Because it doesn’t matter how high a building we can build, we will always be microscopic dots in this huge scenery.
A week ago, while shooting a piece for the newspaper I work at, about illegal fishermen, I was talking with two men, standing on my feet. I was trying to conquer their trust, when I saw a skinny gentleman, with white, long hair, grabbed in a ponytail, looking at me.
I walked towards him.
– Are you also a fisherman?
– No, I’m not. What is your Zodiac sign?
I found it fascinating how, in that setting, someone answering me for the first time came up with that exact question.
– It’s Pisces.
– I know. Mine too. You, child, have all the kindness in your eyes. Pisces are all like that, and beware because I know a lot about the stars.

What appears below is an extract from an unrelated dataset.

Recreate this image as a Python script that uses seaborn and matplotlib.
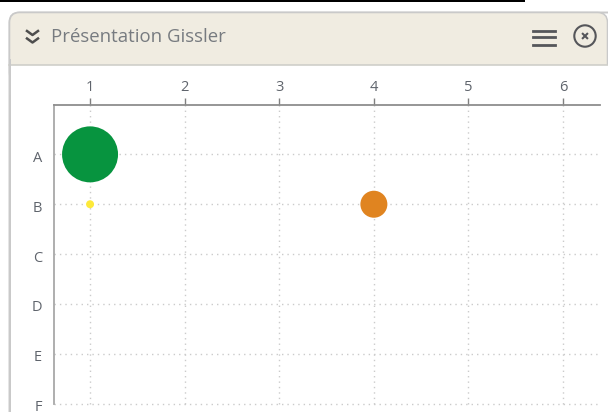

As I heard this, I sat next to him and asked:
– And what do they tell you about this crazy world?
– Do you think the world is crazy? Do you feel lost?
– A bit. But less, as time goes by. I have met many different people that give me hope.
As we stared at the river, full of people moving to make a living, he sighed and answered:
– Yeah, and you know why? Everything is changing, child. It’s a new era, time to wake up. You know what the ancients said? Times of Light are coming.